[Code that draws figures]
## START

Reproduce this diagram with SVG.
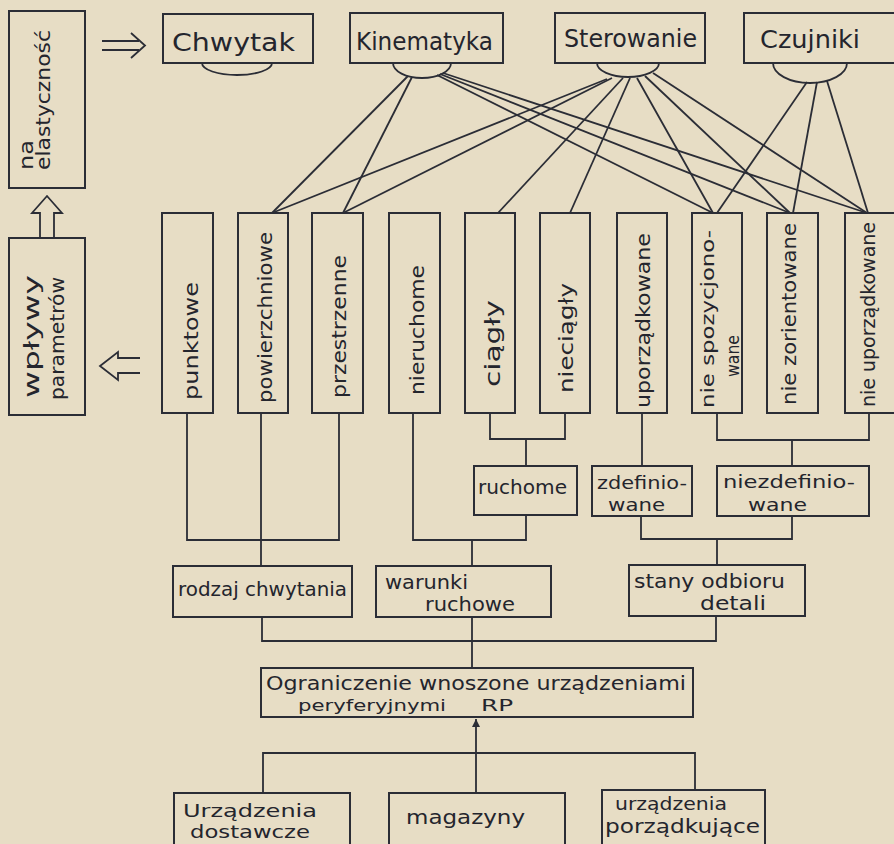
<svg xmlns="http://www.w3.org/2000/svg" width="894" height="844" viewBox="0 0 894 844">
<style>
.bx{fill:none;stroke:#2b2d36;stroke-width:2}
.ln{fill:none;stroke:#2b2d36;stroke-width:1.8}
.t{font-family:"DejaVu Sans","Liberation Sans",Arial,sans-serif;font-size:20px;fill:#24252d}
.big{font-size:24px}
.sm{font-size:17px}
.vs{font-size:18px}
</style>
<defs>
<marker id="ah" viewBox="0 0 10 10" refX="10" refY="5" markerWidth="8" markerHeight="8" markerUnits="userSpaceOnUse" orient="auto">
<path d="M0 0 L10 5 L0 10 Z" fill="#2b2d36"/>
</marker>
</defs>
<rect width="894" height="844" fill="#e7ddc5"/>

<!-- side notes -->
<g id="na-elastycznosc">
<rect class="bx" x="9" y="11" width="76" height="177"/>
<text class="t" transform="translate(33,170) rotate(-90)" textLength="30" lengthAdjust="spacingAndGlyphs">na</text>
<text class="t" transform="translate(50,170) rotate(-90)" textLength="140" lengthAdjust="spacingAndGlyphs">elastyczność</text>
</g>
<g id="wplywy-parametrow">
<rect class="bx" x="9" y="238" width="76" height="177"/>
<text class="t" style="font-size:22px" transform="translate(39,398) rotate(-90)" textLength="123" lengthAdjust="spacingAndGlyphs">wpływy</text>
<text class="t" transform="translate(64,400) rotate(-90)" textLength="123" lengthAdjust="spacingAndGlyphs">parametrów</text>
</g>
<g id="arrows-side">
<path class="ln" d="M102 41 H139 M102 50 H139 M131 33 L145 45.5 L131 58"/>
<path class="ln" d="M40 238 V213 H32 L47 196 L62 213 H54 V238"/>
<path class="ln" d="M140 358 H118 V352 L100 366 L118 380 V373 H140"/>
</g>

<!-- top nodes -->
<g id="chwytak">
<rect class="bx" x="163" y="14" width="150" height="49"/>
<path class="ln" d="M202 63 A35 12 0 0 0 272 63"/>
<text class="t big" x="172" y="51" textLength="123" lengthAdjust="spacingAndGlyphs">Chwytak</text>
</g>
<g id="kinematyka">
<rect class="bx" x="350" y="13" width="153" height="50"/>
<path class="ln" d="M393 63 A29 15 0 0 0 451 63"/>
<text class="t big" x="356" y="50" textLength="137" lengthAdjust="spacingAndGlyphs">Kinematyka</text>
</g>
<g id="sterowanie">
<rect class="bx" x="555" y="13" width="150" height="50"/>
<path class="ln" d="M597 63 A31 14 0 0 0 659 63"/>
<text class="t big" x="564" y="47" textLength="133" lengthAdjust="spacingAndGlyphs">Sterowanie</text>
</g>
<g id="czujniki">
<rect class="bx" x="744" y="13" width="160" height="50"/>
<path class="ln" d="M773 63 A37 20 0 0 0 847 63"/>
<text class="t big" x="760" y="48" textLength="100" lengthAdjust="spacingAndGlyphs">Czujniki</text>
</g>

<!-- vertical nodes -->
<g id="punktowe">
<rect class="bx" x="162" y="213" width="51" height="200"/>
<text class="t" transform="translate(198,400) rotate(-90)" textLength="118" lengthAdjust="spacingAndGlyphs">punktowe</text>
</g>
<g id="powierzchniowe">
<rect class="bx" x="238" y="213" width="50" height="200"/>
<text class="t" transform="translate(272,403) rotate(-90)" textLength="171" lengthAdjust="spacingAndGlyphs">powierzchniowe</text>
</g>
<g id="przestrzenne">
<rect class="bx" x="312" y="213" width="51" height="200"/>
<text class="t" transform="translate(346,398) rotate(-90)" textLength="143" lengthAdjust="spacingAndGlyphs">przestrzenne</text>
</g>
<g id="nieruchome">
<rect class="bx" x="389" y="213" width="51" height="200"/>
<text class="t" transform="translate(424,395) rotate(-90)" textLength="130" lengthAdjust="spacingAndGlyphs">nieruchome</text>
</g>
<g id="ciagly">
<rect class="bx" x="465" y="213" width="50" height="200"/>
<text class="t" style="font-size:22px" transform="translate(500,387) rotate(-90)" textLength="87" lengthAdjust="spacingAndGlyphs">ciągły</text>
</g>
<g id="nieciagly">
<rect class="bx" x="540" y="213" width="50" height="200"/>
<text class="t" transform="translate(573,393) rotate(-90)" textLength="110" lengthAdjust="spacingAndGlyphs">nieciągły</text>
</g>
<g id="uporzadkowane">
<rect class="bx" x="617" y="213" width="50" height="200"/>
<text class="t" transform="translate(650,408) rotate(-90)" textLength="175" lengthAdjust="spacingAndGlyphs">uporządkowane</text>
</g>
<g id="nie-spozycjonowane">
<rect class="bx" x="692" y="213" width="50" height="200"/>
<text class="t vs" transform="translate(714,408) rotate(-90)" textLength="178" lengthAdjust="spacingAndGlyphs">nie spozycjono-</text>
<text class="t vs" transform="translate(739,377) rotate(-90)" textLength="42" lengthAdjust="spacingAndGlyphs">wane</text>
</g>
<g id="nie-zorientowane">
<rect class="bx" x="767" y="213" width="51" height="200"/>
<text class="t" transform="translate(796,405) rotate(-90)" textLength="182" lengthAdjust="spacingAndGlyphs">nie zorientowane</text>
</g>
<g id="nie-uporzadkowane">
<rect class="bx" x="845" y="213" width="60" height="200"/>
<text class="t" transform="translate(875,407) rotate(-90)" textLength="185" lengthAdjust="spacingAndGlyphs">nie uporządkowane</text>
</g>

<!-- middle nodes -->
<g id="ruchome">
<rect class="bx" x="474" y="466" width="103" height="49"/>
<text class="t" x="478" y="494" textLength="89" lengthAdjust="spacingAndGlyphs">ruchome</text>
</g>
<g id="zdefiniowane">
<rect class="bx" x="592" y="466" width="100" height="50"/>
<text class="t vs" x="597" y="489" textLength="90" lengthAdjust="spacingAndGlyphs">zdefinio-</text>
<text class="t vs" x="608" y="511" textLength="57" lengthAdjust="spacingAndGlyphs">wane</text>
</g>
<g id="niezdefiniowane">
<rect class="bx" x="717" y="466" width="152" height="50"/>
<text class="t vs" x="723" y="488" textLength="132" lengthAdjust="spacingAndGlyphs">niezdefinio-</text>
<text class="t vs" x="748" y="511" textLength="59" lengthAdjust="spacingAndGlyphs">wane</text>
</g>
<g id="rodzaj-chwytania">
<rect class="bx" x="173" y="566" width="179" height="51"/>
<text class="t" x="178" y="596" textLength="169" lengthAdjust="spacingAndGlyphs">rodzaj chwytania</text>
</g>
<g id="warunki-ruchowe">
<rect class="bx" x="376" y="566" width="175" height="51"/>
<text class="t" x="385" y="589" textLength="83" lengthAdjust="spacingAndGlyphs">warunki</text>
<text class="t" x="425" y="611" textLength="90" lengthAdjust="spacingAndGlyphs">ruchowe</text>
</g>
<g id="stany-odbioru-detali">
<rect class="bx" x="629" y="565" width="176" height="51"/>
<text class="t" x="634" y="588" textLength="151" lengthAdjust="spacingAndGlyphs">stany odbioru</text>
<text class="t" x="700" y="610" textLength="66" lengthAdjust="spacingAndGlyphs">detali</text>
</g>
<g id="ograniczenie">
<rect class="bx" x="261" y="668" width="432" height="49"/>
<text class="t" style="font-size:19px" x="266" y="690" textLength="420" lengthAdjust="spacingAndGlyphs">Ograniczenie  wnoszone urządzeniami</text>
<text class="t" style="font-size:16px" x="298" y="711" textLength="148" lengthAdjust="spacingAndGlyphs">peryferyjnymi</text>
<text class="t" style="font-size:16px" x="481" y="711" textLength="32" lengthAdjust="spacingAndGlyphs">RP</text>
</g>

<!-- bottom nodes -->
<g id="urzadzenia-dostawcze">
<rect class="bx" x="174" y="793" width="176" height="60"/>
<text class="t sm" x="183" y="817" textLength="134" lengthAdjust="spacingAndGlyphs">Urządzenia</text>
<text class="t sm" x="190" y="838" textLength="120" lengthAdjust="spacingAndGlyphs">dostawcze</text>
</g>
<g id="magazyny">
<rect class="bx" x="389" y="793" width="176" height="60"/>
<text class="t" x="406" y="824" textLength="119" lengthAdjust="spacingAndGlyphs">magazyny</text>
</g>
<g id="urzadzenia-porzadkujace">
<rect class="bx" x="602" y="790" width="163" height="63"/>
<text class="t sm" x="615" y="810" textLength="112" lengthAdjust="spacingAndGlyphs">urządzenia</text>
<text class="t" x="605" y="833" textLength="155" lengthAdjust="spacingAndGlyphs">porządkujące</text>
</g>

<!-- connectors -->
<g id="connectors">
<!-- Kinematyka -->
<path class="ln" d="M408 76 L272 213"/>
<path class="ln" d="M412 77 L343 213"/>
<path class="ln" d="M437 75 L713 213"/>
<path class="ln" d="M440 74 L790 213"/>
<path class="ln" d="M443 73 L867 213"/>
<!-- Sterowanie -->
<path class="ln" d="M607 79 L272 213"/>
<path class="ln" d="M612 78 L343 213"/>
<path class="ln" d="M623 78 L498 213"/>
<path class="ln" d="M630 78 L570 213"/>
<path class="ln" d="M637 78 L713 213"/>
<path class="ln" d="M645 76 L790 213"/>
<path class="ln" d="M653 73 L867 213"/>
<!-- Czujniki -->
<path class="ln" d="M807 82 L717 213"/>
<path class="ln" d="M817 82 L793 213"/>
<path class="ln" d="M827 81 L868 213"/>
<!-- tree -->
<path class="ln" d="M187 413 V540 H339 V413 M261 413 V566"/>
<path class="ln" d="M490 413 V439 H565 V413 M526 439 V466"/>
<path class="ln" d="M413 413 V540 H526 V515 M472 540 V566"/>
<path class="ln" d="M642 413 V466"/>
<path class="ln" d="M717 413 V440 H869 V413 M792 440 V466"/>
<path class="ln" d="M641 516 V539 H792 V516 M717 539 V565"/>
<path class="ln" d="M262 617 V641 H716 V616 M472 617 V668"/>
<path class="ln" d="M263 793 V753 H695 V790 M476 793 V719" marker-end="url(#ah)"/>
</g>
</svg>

## END
## START

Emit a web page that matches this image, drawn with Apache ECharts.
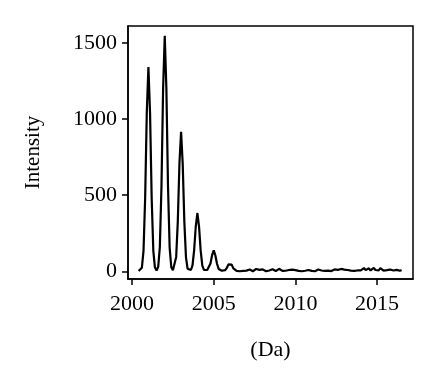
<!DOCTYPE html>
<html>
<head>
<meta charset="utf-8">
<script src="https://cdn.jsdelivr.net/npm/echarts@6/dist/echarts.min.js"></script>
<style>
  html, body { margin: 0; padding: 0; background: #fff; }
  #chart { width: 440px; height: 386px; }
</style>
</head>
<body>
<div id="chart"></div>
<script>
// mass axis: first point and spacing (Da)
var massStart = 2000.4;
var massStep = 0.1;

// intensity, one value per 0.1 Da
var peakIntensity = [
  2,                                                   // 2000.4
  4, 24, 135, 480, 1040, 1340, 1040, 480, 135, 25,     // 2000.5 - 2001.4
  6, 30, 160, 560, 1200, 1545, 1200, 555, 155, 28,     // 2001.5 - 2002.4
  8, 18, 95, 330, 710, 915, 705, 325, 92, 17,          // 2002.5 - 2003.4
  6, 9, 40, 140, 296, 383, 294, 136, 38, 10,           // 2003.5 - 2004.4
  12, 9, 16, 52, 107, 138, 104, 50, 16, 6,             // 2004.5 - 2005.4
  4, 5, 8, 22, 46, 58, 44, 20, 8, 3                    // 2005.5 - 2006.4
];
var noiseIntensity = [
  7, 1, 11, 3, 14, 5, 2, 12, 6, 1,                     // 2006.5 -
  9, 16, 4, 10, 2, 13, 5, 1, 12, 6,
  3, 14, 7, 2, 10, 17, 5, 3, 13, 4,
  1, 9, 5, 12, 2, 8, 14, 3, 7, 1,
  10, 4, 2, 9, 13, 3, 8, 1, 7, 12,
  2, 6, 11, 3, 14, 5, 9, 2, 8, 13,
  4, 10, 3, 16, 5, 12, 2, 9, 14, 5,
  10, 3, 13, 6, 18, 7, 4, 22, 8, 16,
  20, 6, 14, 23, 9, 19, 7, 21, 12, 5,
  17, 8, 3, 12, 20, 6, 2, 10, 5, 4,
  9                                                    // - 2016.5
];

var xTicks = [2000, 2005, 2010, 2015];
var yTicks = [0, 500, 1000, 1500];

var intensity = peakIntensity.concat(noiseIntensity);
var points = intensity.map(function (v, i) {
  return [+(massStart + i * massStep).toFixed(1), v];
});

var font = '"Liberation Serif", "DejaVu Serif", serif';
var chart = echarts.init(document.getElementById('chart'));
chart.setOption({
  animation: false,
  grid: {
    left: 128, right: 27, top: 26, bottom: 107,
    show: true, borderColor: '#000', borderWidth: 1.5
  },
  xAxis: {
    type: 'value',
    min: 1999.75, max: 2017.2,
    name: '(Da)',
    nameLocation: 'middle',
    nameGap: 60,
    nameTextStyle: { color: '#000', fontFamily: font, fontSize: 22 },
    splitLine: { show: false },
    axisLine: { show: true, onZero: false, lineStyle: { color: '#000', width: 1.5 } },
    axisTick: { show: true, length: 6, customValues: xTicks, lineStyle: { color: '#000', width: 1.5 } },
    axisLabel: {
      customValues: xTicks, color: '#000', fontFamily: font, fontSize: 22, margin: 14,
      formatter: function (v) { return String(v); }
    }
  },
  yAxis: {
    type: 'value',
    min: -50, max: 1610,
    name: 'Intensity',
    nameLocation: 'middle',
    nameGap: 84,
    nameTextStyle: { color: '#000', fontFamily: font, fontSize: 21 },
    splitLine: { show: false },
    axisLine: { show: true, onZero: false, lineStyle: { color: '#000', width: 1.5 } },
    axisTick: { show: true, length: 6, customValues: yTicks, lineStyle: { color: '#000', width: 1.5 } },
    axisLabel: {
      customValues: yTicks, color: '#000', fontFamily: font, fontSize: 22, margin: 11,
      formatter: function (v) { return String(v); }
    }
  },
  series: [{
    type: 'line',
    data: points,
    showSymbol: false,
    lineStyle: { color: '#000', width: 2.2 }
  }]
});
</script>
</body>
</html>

## END
## START

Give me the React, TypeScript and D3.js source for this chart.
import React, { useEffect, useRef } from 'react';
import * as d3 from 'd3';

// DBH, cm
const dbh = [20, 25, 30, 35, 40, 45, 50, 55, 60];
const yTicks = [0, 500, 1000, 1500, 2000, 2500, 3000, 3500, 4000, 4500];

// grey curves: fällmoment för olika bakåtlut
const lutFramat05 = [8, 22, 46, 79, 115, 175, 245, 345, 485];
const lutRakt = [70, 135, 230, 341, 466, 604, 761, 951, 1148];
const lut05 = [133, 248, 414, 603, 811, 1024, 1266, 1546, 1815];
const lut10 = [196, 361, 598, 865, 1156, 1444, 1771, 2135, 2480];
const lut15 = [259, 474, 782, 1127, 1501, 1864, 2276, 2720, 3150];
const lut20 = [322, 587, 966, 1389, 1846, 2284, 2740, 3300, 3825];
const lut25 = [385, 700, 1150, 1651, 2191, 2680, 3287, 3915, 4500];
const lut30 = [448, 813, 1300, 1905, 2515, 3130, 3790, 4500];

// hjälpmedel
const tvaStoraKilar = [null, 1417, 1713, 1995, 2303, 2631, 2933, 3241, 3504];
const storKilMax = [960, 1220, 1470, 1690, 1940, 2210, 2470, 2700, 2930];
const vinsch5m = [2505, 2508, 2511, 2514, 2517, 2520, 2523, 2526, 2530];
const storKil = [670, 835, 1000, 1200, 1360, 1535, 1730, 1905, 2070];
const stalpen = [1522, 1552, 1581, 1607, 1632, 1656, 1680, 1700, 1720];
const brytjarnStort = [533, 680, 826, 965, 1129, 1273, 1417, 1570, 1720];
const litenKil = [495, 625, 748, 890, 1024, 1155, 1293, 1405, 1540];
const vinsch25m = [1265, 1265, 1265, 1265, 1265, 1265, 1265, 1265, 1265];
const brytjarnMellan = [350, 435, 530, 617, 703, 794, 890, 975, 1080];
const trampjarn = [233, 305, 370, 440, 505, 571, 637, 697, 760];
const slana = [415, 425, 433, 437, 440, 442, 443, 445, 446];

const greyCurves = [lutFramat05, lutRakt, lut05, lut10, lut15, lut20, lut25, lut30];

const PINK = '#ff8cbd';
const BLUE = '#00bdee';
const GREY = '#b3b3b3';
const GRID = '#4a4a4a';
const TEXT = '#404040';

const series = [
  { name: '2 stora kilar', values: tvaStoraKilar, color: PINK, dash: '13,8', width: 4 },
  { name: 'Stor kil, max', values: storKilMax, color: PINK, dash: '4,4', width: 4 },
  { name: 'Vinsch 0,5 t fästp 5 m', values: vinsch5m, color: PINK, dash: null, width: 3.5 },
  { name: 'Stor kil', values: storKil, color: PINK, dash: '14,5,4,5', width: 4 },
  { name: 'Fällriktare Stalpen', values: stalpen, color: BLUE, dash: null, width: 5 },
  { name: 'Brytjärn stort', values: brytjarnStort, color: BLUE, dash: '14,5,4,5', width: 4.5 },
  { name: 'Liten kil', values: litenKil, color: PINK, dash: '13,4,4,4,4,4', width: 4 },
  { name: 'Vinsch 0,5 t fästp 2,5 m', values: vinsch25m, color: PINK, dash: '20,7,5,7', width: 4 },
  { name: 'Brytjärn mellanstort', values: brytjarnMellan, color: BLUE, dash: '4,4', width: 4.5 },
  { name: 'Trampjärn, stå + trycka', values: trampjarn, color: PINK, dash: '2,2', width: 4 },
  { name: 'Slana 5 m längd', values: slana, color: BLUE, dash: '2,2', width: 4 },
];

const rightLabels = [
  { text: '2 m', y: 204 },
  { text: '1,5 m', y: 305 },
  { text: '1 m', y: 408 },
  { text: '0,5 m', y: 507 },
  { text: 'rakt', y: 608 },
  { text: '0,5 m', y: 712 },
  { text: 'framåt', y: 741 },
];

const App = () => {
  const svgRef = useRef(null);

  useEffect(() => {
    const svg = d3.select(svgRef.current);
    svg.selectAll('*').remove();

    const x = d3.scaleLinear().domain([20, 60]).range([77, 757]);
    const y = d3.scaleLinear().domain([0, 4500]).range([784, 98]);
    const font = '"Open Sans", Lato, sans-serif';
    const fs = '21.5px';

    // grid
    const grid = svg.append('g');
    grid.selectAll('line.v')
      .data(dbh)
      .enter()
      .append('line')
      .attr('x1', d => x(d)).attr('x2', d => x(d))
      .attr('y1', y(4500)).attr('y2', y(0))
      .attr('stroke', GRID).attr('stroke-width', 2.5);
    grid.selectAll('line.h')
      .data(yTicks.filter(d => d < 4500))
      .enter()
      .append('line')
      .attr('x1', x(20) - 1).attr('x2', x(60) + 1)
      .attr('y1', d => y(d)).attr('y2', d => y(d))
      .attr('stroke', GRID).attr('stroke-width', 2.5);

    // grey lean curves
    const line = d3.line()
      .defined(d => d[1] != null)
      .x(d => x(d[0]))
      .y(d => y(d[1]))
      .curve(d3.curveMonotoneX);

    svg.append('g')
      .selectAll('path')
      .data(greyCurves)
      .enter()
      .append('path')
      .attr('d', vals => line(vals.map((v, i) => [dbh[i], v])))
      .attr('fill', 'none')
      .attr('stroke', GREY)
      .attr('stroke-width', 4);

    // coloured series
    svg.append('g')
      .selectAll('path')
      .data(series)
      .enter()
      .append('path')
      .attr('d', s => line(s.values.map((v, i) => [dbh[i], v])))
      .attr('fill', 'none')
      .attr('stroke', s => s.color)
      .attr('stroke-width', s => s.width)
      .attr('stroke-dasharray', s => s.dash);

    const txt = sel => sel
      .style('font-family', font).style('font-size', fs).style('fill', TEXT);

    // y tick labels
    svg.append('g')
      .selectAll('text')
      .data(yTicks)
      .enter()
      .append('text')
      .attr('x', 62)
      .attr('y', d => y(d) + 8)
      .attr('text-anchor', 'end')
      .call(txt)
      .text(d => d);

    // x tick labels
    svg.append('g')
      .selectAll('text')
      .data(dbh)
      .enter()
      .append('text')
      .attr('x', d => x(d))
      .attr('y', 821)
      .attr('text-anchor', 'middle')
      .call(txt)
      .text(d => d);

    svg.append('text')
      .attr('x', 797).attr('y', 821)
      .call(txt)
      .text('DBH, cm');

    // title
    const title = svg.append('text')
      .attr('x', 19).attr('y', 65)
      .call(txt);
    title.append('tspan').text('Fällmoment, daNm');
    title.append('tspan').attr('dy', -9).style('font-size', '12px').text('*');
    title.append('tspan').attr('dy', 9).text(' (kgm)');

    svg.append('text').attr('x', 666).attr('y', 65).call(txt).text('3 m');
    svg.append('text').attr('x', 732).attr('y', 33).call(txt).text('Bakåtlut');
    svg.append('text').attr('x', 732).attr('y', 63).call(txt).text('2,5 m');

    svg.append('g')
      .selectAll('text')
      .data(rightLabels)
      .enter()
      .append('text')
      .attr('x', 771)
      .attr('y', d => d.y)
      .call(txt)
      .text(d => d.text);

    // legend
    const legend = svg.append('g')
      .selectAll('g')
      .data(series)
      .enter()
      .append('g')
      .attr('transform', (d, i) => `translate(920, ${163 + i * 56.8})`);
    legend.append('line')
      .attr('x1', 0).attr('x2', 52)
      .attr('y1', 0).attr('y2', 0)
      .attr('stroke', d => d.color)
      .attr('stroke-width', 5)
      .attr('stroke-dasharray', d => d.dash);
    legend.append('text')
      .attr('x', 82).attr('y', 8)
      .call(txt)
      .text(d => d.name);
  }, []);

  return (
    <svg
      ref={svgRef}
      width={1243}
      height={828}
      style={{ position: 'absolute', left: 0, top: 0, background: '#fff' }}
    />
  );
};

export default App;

## END

— Task details —
Leave out every picture, then retype exactly the lines from the one containing "Emit a web page" through the one containing "var massStep = 0.1;".

— Result for this task —
Emit a web page that matches this image, drawn with Apache ECharts.
<!DOCTYPE html>
<html>
<head>
<meta charset="utf-8">
<script src="https://cdn.jsdelivr.net/npm/echarts@6/dist/echarts.min.js"></script>
<style>
  html, body { margin: 0; padding: 0; background: #fff; }
  #chart { width: 440px; height: 386px; }
</style>
</head>
<body>
<div id="chart"></div>
<script>
// mass axis: first point and spacing (Da)
var massStart = 2000.4;
var massStep = 0.1;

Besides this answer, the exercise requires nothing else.